To put this kind of shortsightedness on the part of the West in context, Kross gives another example to show that essentially anything is possible: “In 2007 when the Georgians were writing their first papers for NATO to prepare for NATO membership, one of the documents they had to write for NATO was a threat analysis. The Georgians wrote in the threat analysis that threat number one is the military threat from Russia and NATO said, ‘No, no, you can’t do that. That is not true. You have to get real in your threat assessment.’ So the Georgians changed it and the Russians invaded a year later. No one believed that Russia would cross borders militarily. No one believed, even after Georgia, that this could happen in a Western direction. So I think it has been a wakeup call for most, the Ukraine aggression. So if you ask the question ‘could it happen?’ Yes it could. And it depends a lot on NATO countries at this point. The deterrent needs to be believable and real.”

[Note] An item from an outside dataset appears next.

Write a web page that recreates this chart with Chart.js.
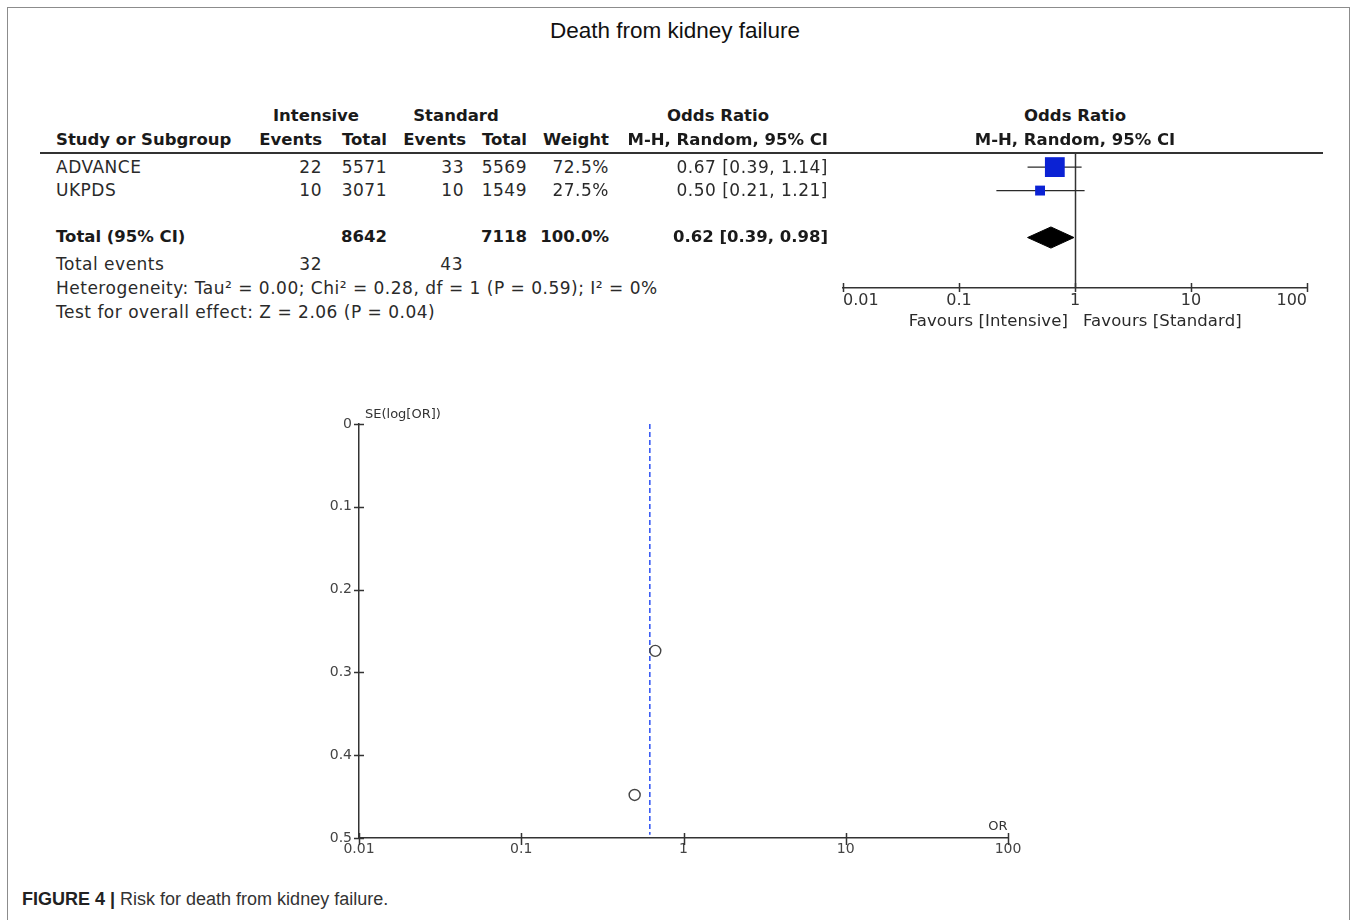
<!DOCTYPE html>
<html>
<head>
<meta charset="utf-8">
<title>Death from kidney failure</title>
<script src="https://cdn.jsdelivr.net/npm/chart.js@4.4.1/dist/chart.umd.min.js"></script>
<style>
  html, body { margin: 0; padding: 0; background: #fff; }
  body { width: 1358px; height: 920px; position: relative; overflow: hidden; font-family: "DejaVu Sans", sans-serif; color: #222; }
  #frame { position: absolute; left: 7px; top: 7px; width: 1343px; height: 980px; border: 1px solid #8c8c8c; box-sizing: border-box; }
  #rule { position: absolute; left: 40px; top: 152px; width: 1283px; border-top: 2px solid #333; }
  .txt { position: absolute; white-space: nowrap; line-height: 20px; font-size: 17px; letter-spacing: 0.5px; color: #2a2a2a; }
  .b { font-weight: bold; font-size: 16.5px; letter-spacing: 0; color: #1a1a1a; }
  .fav { font-size: 16.5px; letter-spacing: 0.1px; }
  .small { font-size: 13px; letter-spacing: 0; color: #333; }
  .sans { font-family: "Liberation Sans", Arial, sans-serif; letter-spacing: 0; }
  #title { font-size: 22.5px; color: #111; }
  #caption { position: absolute; left: 22px; top: 889px; font-family: "Liberation Sans", Arial, sans-serif; font-size: 18px; color: #333; white-space: nowrap; }
  #caption b { color: #222; }
  .box { position: absolute; }
</style>
</head>
<body>
<div id="frame"></div>
<div id="rule"></div>
<div class="box" style="left:823px;top:133px;width:504px;height:200px"><canvas id="forest"></canvas></div>
<div class="box" style="left:300px;top:404px;width:740px;height:460px"><canvas id="funnel"></canvas></div>
<div id="caption"><b>FIGURE 4 |</b> Risk for death from kidney failure.</div>
<script>
// study data
const studies = ['ADVANCE', 'UKPDS'];
const intEvents = [22, 10];
const intTotal = [5571, 3071];
const stdEvents = [33, 10];
const stdTotal = [5569, 1549];
const weights = [72.5, 27.5];
const orEst = [0.67, 0.50];
const orLow = [0.39, 0.21];
const orHigh = [1.14, 1.21];
const seLogOR = [0.274, 0.448];

// pooled result: low, estimate, high
const pooledOR = [0.39, 0.62, 0.98];
const totalN = [8642, 7118];
const totalEvents = [32, 43];
const heterogeneity = 'Heterogeneity: Tau\u00b2 = 0.00; Chi\u00b2 = 0.28, df = 1 (P = 0.59); I\u00b2 = 0%';
const overallTest = 'Test for overall effect: Z = 2.06 (P = 0.04)';

const orTicks = [0.01, 0.1, 1, 10, 100];
const seTicks = [0, 0.1, 0.2, 0.3, 0.4, 0.5];

function put(text, x, y, align, cls) {
  const d = document.createElement('div');
  d.className = 'txt' + (cls ? ' ' + cls : '');
  d.textContent = text;
  d.style.left = x + 'px';
  d.style.top = y + 'px';
  const tx = align === 'r' ? '-100%' : align === 'c' ? '-50%' : '0';
  d.style.transform = 'translate(' + tx + ', -50%)';
  document.body.appendChild(d);
  return d;
}

const fmtCI = (e, l, h) => e.toFixed(2) + ' [' + l.toFixed(2) + ', ' + h.toFixed(2) + ']';

// title + table
put('Death from kidney failure', 675, 31, 'c', 'sans').id = 'title';

put('Intensive', 316, 116, 'c', 'b');
put('Standard', 456, 116, 'c', 'b');
put('Odds Ratio', 718, 116, 'c', 'b');
put('Odds Ratio', 1075, 116, 'c', 'b');
put('Study or Subgroup', 56, 140, 'l', 'b');
put('Events', 322, 140, 'r', 'b');
put('Total', 387, 140, 'r', 'b');
put('Events', 466, 140, 'r', 'b');
put('Total', 527, 140, 'r', 'b');
put('Weight', 609, 140, 'r', 'b');
put('M-H, Random, 95% CI', 828, 140, 'r', 'b');
put('M-H, Random, 95% CI', 1075, 140, 'c', 'b');

studies.forEach((s, i) => {
  const y = 167 + i * 23.3;
  put(s, 56, y, 'l');
  put(String(intEvents[i]), 322, y, 'r');
  put(String(intTotal[i]), 387, y, 'r');
  put(String(stdEvents[i]), 464, y, 'r');
  put(String(stdTotal[i]), 527, y, 'r');
  put(weights[i].toFixed(1) + '%', 609, y, 'r');
  put(fmtCI(orEst[i], orLow[i], orHigh[i]), 828, y, 'r');
});

const wSum = weights.reduce((a, b) => a + b, 0);
put('Total (95% CI)', 56, 237, 'l', 'b');
put(String(totalN[0]), 387, 237, 'r', 'b');
put(String(totalN[1]), 527, 237, 'r', 'b');
put(wSum.toFixed(1) + '%', 609, 237, 'r', 'b');
put(fmtCI(pooledOR[1], pooledOR[0], pooledOR[2]), 828, 237, 'r', 'b');
put('Total events', 56, 264, 'l');
put(String(totalEvents[0]), 322, 264, 'r');
put(String(totalEvents[1]), 463, 264, 'r');
put(heterogeneity, 56, 288, 'l');
put(overallTest, 56, 312, 'l');

put('Favours [Intensive]', 1068, 321, 'r', 'fav');
put('Favours [Standard]', 1083, 321, 'l', 'fav');
put('SE(log[OR])', 365, 414, 'l', 'small');
put('OR', 998, 826, 'c', 'small');

Chart.defaults.font.family = '"DejaVu Sans", sans-serif';
Chart.defaults.color = '#333';

// tick marks that cross the axis line, placed with the chart's own scales
const crossTicks = {
  id: 'crossTicks',
  afterDraw(chart, args, opts) {
    const {ctx, chartArea} = chart;
    ctx.save();
    ctx.strokeStyle = opts.color || '#333';
    ctx.lineWidth = 1.5;
    Object.values(chart.scales).forEach(scale => {
      const len = opts[scale.id];
      if (!len || !scale.options.display) return;
      scale.ticks.forEach(t => {
        const p = Math.round(scale.getPixelForValue(t.value)) + 0.5;
        ctx.beginPath();
        if (scale.isHorizontal()) {
          ctx.moveTo(p, chartArea.bottom - len[0]);
          ctx.lineTo(p, chartArea.bottom + len[1]);
        } else {
          ctx.moveTo(chartArea.left - len[0], p);
          ctx.lineTo(chartArea.left + len[1], p);
        }
        ctx.stroke();
      });
    });
    ctx.restore();
  }
};

// line of no effect (OR = 1) in the forest plot
const nullLine = {
  id: 'nullLine',
  beforeDatasetsDraw(chart, args, opts) {
    const {ctx, chartArea, scales} = chart;
    const x = Math.round(scales.x.getPixelForValue(opts.value)) + 0.5;
    ctx.save();
    ctx.strokeStyle = '#333';
    ctx.lineWidth = 1.5;
    ctx.beginPath();
    ctx.moveTo(x, chartArea.top);
    ctx.lineTo(x, chartArea.bottom);
    ctx.stroke();
    ctx.restore();
  }
};

const logTicks = s => { s.ticks = orTicks.map(v => ({value: v})); };

// forest plot
const rows = studies.map((s, i) => i + 1);
const totalRow = studies.length + 2;
const diamondHalf = 0.45;

const whiskers = studies.map((s, i) => ({
  type: 'line',
  data: [{x: orLow[i], y: rows[i]}, {x: orHigh[i], y: rows[i]}],
  borderColor: '#2a2a2a',
  borderWidth: 1.3,
  pointRadius: 0
}));

new Chart(document.getElementById('forest'), {
  type: 'scatter',
  data: {
    datasets: [
      {
        data: studies.map((s, i) => ({x: orEst[i], y: rows[i]})),
        pointStyle: 'rect',
        pointRadius: [14, 7],
        pointHoverRadius: [14, 7],
        backgroundColor: '#0b22d4',
        borderWidth: 0
      },
      {
        type: 'line',
        data: [
          {x: pooledOR[0], y: totalRow},
          {x: pooledOR[1], y: totalRow - diamondHalf},
          {x: pooledOR[2], y: totalRow},
          {x: pooledOR[1], y: totalRow + diamondHalf},
          {x: pooledOR[0], y: totalRow}
        ],
        fill: 'shape',
        backgroundColor: '#000',
        borderColor: '#000',
        borderWidth: 1,
        pointRadius: 0,
        tension: 0
      },
      ...whiskers
    ]
  },
  options: {
    responsive: true,
    maintainAspectRatio: false,
    animation: false,
    layout: {padding: {left: 20, right: 20, top: 20, bottom: 0}},
    plugins: {
      legend: {display: false},
      tooltip: {enabled: false},
      crossTicks: {x: [5, 4]},
      nullLine: {value: 1}
    },
    scales: {
      x: {
        type: 'logarithmic',
        min: 0.01,
        max: 100,
        afterBuildTicks: logTicks,
        afterFit: s => { s.height = 45; },
        grid: {display: false, drawTicks: false},
        border: {display: true, color: '#333', width: 1.5},
        ticks: {
          align: 'inner',
          padding: 3,
          color: '#333',
          font: {size: 16},
          maxRotation: 0,
          autoSkip: false,
          callback: v => String(v)
        }
      },
      y: {type: 'linear', min: 0.4, max: 6.15, reverse: true, display: false}
    }
  },
  plugins: [crossTicks, nullLine]
});

// funnel plot
new Chart(document.getElementById('funnel'), {
  type: 'scatter',
  data: {
    datasets: [
      {
        data: studies.map((s, i) => ({x: orEst[i], y: seLogOR[i]})),
        pointStyle: 'circle',
        pointRadius: 5.5,
        pointHoverRadius: 5.5,
        borderColor: '#444',
        borderWidth: 1.4,
        backgroundColor: 'rgba(255,255,255,0)'
      },
      {
        type: 'line',
        data: [{x: pooledOR[1], y: seTicks[0]}, {x: pooledOR[1], y: seTicks[seTicks.length - 1] - 0.004}],
        borderColor: '#3a5cf4',
        borderWidth: 1.6,
        borderDash: [5, 3],
        pointRadius: 0
      }
    ]
  },
  options: {
    responsive: true,
    maintainAspectRatio: false,
    animation: false,
    layout: {padding: {left: 19, right: 32, top: 20, bottom: 6}},
    plugins: {
      legend: {display: false},
      tooltip: {enabled: false},
      crossTicks: {x: [5, 7], y: [5, 5]}
    },
    scales: {
      x: {
        type: 'logarithmic',
        min: 0.01,
        max: 100,
        afterBuildTicks: logTicks,
        afterFit: s => { s.height = 20; },
        grid: {display: false, drawTicks: false},
        border: {display: true, color: '#333', width: 1.5},
        ticks: {
          padding: 3,
          color: '#444',
          font: {size: 14},
          maxRotation: 0,
          autoSkip: false,
          callback: v => String(v)
        }
      },
      y: {
        type: 'linear',
        min: 0,
        max: 0.5,
        reverse: true,
        afterBuildTicks: s => { s.ticks = seTicks.map(v => ({value: v})); },
        afterFit: s => { s.width = 40; },
        grid: {display: false, drawTicks: false},
        border: {display: true, color: '#333', width: 1.5},
        ticks: {
          padding: 7,
          color: '#444',
          font: {size: 14},
          callback: v => String(v)
        }
      }
    }
  },
  plugins: [crossTicks]
});
</script>
</body>
</html>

When pressed on promises made in the past by the Obama administration — such as those regarding Syria — which were not kept, Kross says diplomatically, “Let’s say that the record is mixed. There are differences and similarities between the Syria situation and the Ukraine situation for example. But I think that sooner or later we have to admit that if Putin is not stopped, then the cost will be higher.”

As this article goes to print, armored vehicles equipment and troops are arriving in Estonia, Poland, Latvia and Lithuania from the U.S. for joint military exercises, which will last for three months. One can only hope that this will send a message to Putin that he will understand, but as the overused axiom goes, “Hope is not strategy.”

If we’ve learned anything from the actions of Vladimir Putin, it is that he fears the West. He fears a Ukraine that isn’t a buffer zone and he fears NATO. His fear is logical, but it is also shortsighted and extremely dangerous for all parties. This fear is also very telling. Putin’s aggressive actions are an attempt to show strength, though in reality he fears the West — particularly the U.S. — far more than the U.S. fears him. That is because Vladimir Putin, a one-man autocrat helming a power-vertical system attempting to control the largest country on earth, has far more to lose in a direct confrontation with the West.

It’s time we recognized that in dealing with him.

Will Cathcart is a former media advisor to the president of Georgia and former managing editor of the Charleston Mercury. Will currently works in media and business development in the Black Sea region.